Output all the data exactly. Pictures do not belong in the copy.

# start of RAW DATA

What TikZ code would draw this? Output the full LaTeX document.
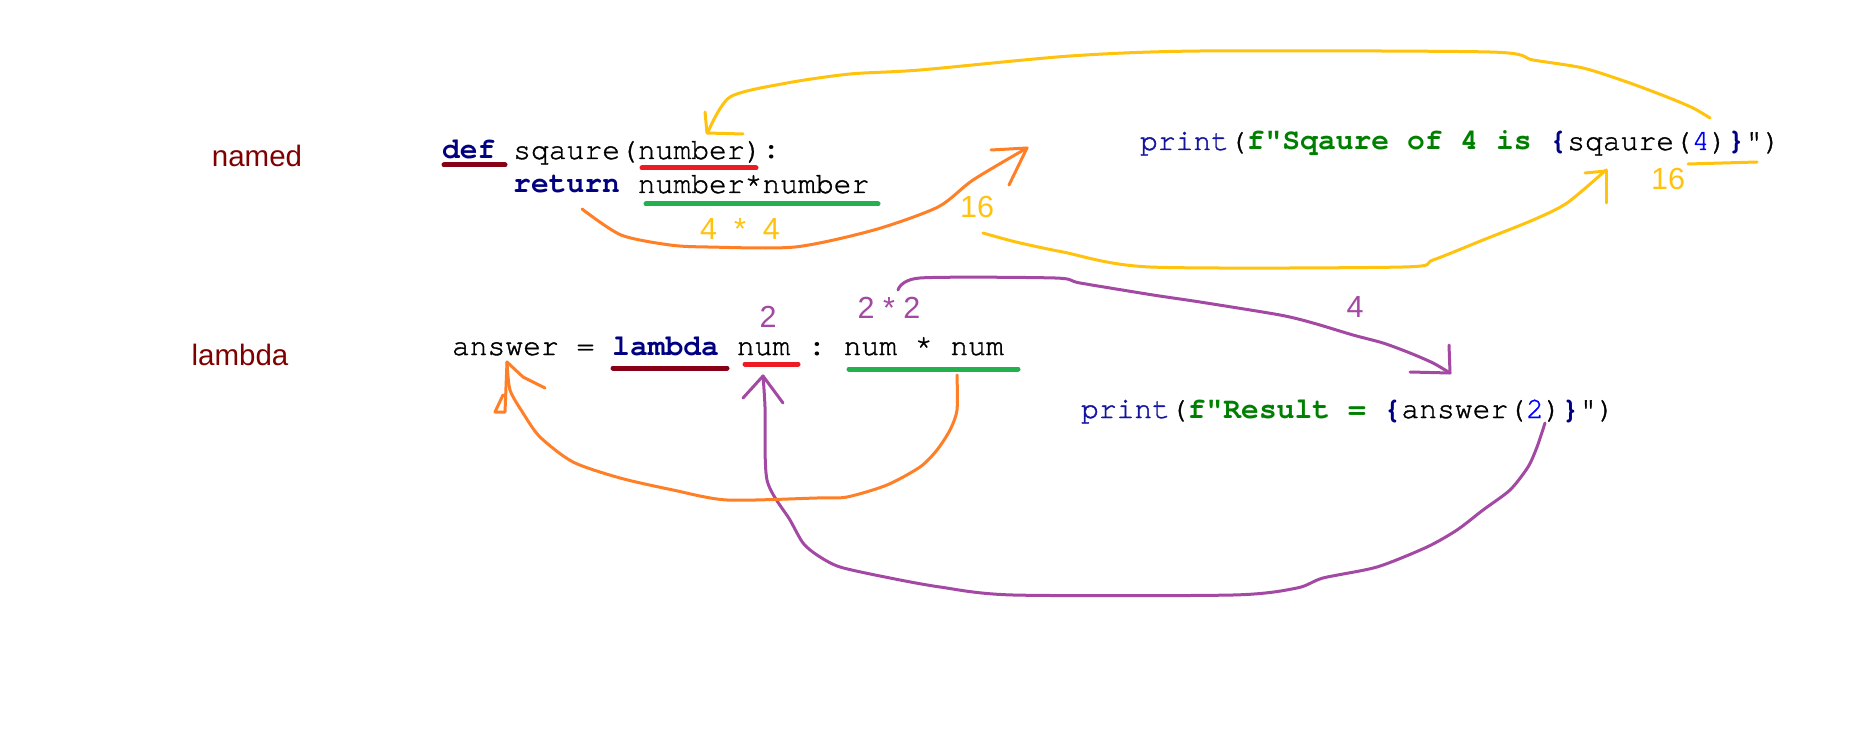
\documentclass[tikz,border=0pt]{standalone}
\usepackage{fontspec}
\setmainfont{Liberation Sans}
\newfontfamily\codefont{TeX Gyre Cursor}[UprightFeatures={FakeBold=1.2}]
\definecolor{kwc}{RGB}{0,0,128}
\definecolor{prc}{RGB}{20,20,160}
\definecolor{strc}{RGB}{0,128,0}
\definecolor{numc}{RGB}{0,0,255}
\definecolor{lblc}{RGB}{128,0,0}
\definecolor{dredc}{RGB}{136,0,21}
\definecolor{redc}{RGB}{237,28,36}
\definecolor{greenc}{RGB}{34,177,76}
\definecolor{orangec}{RGB}{255,127,39}
\definecolor{goldc}{RGB}{255,195,14}
\definecolor{purplec}{RGB}{163,73,164}
\newcommand{\cf}{\codefont\fontsize{29.67pt}{36pt}\selectfont\frenchspacing}
\newcommand{\kw}[1]{\textcolor{kwc}{\bfseries #1}}
\begin{document}
\begin{tikzpicture}[x=1pt,y=-1pt,
  code/.style={anchor=base west,inner sep=0pt,outer sep=0pt,font=\cf},
  sidelabel/.style={anchor=base,inner sep=0pt,text=lblc,font=\fontsize{29.5pt}{34pt}\selectfont},
  val/.style={anchor=base,inner sep=0pt,font=\fontsize{30.5pt}{34pt}\selectfont},
  ul/.style={line width=5pt,line cap=round},
  ink/.style={line width=3pt,line cap=round,line join=round},
  curve/.style={ink,smooth,tension=0.45}]
\useasboundingbox (0,0) rectangle (1852,743);
\fill[white] (0,0) rectangle (1852,743);

% side labels
\node[sidelabel] (named) at (257,167) {named};
\node[sidelabel] (lam) at (240,365) {lambda};

% code lines
\node[code] (defl) at (442,159) {\kw{def}\ sqaure(number)\textbf{:}};
\node[code] (retl) at (513.2,193) {\kw{return}\ number*number};
\node[code] (lambl) at (452,355) {answer\ =\ \kw{lambda}\ num\ \textbf{:}\ num\ *\ num};
\node[code] (pr1) at (1140,150) {\textcolor{prc}{print}(\textcolor{strc}{\bfseries f"Sqaure\ of\ 4\ is\ }\kw{\{}sqaure(\textcolor{numc}{4})\kw{\}}")};
\node[code] (pr2) at (1081,418) {\textcolor{prc}{print}(\textcolor{strc}{\bfseries f"Result\ =\ }\kw{\{}answer(\textcolor{numc}{2})\kw{\}}")};

% underlines
\draw[ul,dredc] (444,165) -- (505,165);
\draw[ul,redc] (642,168) -- (756,168);
\draw[ul,greenc] (646,204) -- (878,204);
\draw[ul,dredc] (613,368) -- (727,368);
\draw[ul,redc] (745,364) -- (798,364);
\draw[ul,greenc] (849,369) -- (1018,369);

% value labels
\node[val,text=goldc] (v44) at (740,240) {4\ \ *\ \ 4};
\node[val,text=goldc] (v16a) at (977,218) {16};
\node[val,text=goldc] (v16b) at (1668,190) {16};
\node[val,text=purplec] (v22) at (889,319) {2 * 2};
\node[val,text=purplec] (v2) at (768,327) {2};
\node[val,text=purplec] (v4) at (1355,317) {4};

% named coordinates for connector ends
\coordinate (retS) at (582,209);
\coordinate (retT) at (1027,148);
\coordinate (sqS) at (1710,118);
\coordinate (numT) at (708,132);
\coordinate (s16S) at (983,233);
\coordinate (sqT) at (1606,170);
\coordinate (p22S) at (898,290);
\coordinate (resT) at (1450,373);
\coordinate (a2S) at (1545,423);
\coordinate (numL) at (763,376);
\coordinate (mulS) at (957,375);
\coordinate (ansT) at (507,362);

% orange: return -> 16
\draw[curve,orangec] plot coordinates {(retS) (621,235) (670,245) (708,247) (795,247) (874,230) (938,207) (973,180) (retT)};
\draw[ink,orangec] (991,150) -- (retT) -- (1009,185);

% yellow: print(...) -> number
\draw[curve,goldc] plot coordinates {(sqS) (1693,108) (1667,97) (1627,82) (1583,68) (1533,60) (1490,52) (1200,51) (1070,56) (920,70) (850,74) (787,83) (730,97) (numT)};
\draw[ink,goldc] (705,112) -- (707,133) -- (743,134);
\draw[ink,goldc] (1688,164) -- (1757,162);

% yellow: 16 -> sqaure(4)
\draw[curve,goldc] plot coordinates {(s16S) (1016,242) (1063,252) (1150,267) (1403,267) (1433,260) (1483,240) (1533,220) (1567,203) (sqT)};
\draw[ink,goldc] (1585,173) -- (1606,171);
\draw[ink,goldc] (sqT) -- (1606,203);

% purple: 2*2 -> print Result
\draw[curve,purplec] plot coordinates {(p22S) (920,278) (1055,278) (1080,283) (1153,295) (1200,302) (1280,315) (1313,323) (1353,335) (1383,343) (1410,353) (1433,363) (resT)};
\draw[ink,purplec] (1449,345) -- (resT) -- (1410,372);

% purple: answer(2) -> num
\draw[curve,purplec] plot coordinates {(a2S) (1537,447) (1528,467) (1510,490) (1483,510) (1457,530) (1427,547) (1377,567) (1323,578) (1297,588) (1233,595) (1013,595) (940,587) (890,578) (840,567) (817,555) (803,543) (790,520) (767,480) (765,407) (numL)};
\draw[ink,purplec] (743,398) -- (numL) -- (783,403);

% orange: num*num -> answer
\draw[curve,orangec] plot coordinates {(mulS) (957,410) (950,430) (937,450) (920,467) (887,485) (847,497) (817,498) (727,500) (673,490) (620,478) (573,462) (540,437) (523,413) (510,390) (ansT)};
\draw[ink,orangec] (ansT) -- (523,377) -- (545,388);
\draw[ink,orangec] (ansT) -- (505,412) -- (495,412) -- (503,395);
\end{tikzpicture}
\end{document}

# end of RAW DATA

**SOLUTION FOR THIS PROBLEM:**
What TikZ code would draw this? Output the full LaTeX document.
\documentclass[tikz,border=0pt]{standalone}
\usepackage{fontspec}
\setmainfont{Liberation Sans}
\newfontfamily\codefont{TeX Gyre Cursor}[UprightFeatures={FakeBold=1.2}]
\definecolor{kwc}{RGB}{0,0,128}
\definecolor{prc}{RGB}{20,20,160}
\definecolor{strc}{RGB}{0,128,0}
\definecolor{numc}{RGB}{0,0,255}
\definecolor{lblc}{RGB}{128,0,0}
\definecolor{dredc}{RGB}{136,0,21}
\definecolor{redc}{RGB}{237,28,36}
\definecolor{greenc}{RGB}{34,177,76}
\definecolor{orangec}{RGB}{255,127,39}
\definecolor{goldc}{RGB}{255,195,14}
\definecolor{purplec}{RGB}{163,73,164}
\newcommand{\cf}{\codefont\fontsize{29.67pt}{36pt}\selectfont\frenchspacing}
\newcommand{\kw}[1]{\textcolor{kwc}{\bfseries #1}}
\begin{document}
\begin{tikzpicture}[x=1pt,y=-1pt,
  code/.style={anchor=base west,inner sep=0pt,outer sep=0pt,font=\cf},
  sidelabel/.style={anchor=base,inner sep=0pt,text=lblc,font=\fontsize{29.5pt}{34pt}\selectfont},
  val/.style={anchor=base,inner sep=0pt,font=\fontsize{30.5pt}{34pt}\selectfont},
  ul/.style={line width=5pt,line cap=round},
  ink/.style={line width=3pt,line cap=round,line join=round},
  curve/.style={ink,smooth,tension=0.45}]
\useasboundingbox (0,0) rectangle (1852,743);
\fill[white] (0,0) rectangle (1852,743);

% side labels
\node[sidelabel] (named) at (257,167) {named};
\node[sidelabel] (lam) at (240,365) {lambda};

% code lines
\node[code] (defl) at (442,159) {\kw{def}\ sqaure(number)\textbf{:}};
\node[code] (retl) at (513.2,193) {\kw{return}\ number*number};
\node[code] (lambl) at (452,355) {answer\ =\ \kw{lambda}\ num\ \textbf{:}\ num\ *\ num};
\node[code] (pr1) at (1140,150) {\textcolor{prc}{print}(\textcolor{strc}{\bfseries f"Sqaure\ of\ 4\ is\ }\kw{\{}sqaure(\textcolor{numc}{4})\kw{\}}")};
\node[code] (pr2) at (1081,418) {\textcolor{prc}{print}(\textcolor{strc}{\bfseries f"Result\ =\ }\kw{\{}answer(\textcolor{numc}{2})\kw{\}}")};

% underlines
\draw[ul,dredc] (444,165) -- (505,165);
\draw[ul,redc] (642,168) -- (756,168);
\draw[ul,greenc] (646,204) -- (878,204);
\draw[ul,dredc] (613,368) -- (727,368);
\draw[ul,redc] (745,364) -- (798,364);
\draw[ul,greenc] (849,369) -- (1018,369);

% value labels
\node[val,text=goldc] (v44) at (740,240) {4\ \ *\ \ 4};
\node[val,text=goldc] (v16a) at (977,218) {16};
\node[val,text=goldc] (v16b) at (1668,190) {16};
\node[val,text=purplec] (v22) at (889,319) {2 * 2};
\node[val,text=purplec] (v2) at (768,327) {2};
\node[val,text=purplec] (v4) at (1355,317) {4};

% named coordinates for connector ends
\coordinate (retS) at (582,209);
\coordinate (retT) at (1027,148);
\coordinate (sqS) at (1710,118);
\coordinate (numT) at (708,132);
\coordinate (s16S) at (983,233);
\coordinate (sqT) at (1606,170);
\coordinate (p22S) at (898,290);
\coordinate (resT) at (1450,373);
\coordinate (a2S) at (1545,423);
\coordinate (numL) at (763,376);
\coordinate (mulS) at (957,375);
\coordinate (ansT) at (507,362);

% orange: return -> 16
\draw[curve,orangec] plot coordinates {(retS) (621,235) (670,245) (708,247) (795,247) (874,230) (938,207) (973,180) (retT)};
\draw[ink,orangec] (991,150) -- (retT) -- (1009,185);

% yellow: print(...) -> number
\draw[curve,goldc] plot coordinates {(sqS) (1693,108) (1667,97) (1627,82) (1583,68) (1533,60) (1490,52) (1200,51) (1070,56) (920,70) (850,74) (787,83) (730,97) (numT)};
\draw[ink,goldc] (705,112) -- (707,133) -- (743,134);
\draw[ink,goldc] (1688,164) -- (1757,162);

% yellow: 16 -> sqaure(4)
\draw[curve,goldc] plot coordinates {(s16S) (1016,242) (1063,252) (1150,267) (1403,267) (1433,260) (1483,240) (1533,220) (1567,203) (sqT)};
\draw[ink,goldc] (1585,173) -- (1606,171);
\draw[ink,goldc] (sqT) -- (1606,203);

% purple: 2*2 -> print Result
\draw[curve,purplec] plot coordinates {(p22S) (920,278) (1055,278) (1080,283) (1153,295) (1200,302) (1280,315) (1313,323) (1353,335) (1383,343) (1410,353) (1433,363) (resT)};
\draw[ink,purplec] (1449,345) -- (resT) -- (1410,372);

% purple: answer(2) -> num
\draw[curve,purplec] plot coordinates {(a2S) (1537,447) (1528,467) (1510,490) (1483,510) (1457,530) (1427,547) (1377,567) (1323,578) (1297,588) (1233,595) (1013,595) (940,587) (890,578) (840,567) (817,555) (803,543) (790,520) (767,480) (765,407) (numL)};
\draw[ink,purplec] (743,398) -- (numL) -- (783,403);

% orange: num*num -> answer
\draw[curve,orangec] plot coordinates {(mulS) (957,410) (950,430) (937,450) (920,467) (887,485) (847,497) (817,498) (727,500) (673,490) (620,478) (573,462) (540,437) (523,413) (510,390) (ansT)};
\draw[ink,orangec] (ansT) -- (523,377) -- (545,388);
\draw[ink,orangec] (ansT) -- (505,412) -- (495,412) -- (503,395);
\end{tikzpicture}
\end{document}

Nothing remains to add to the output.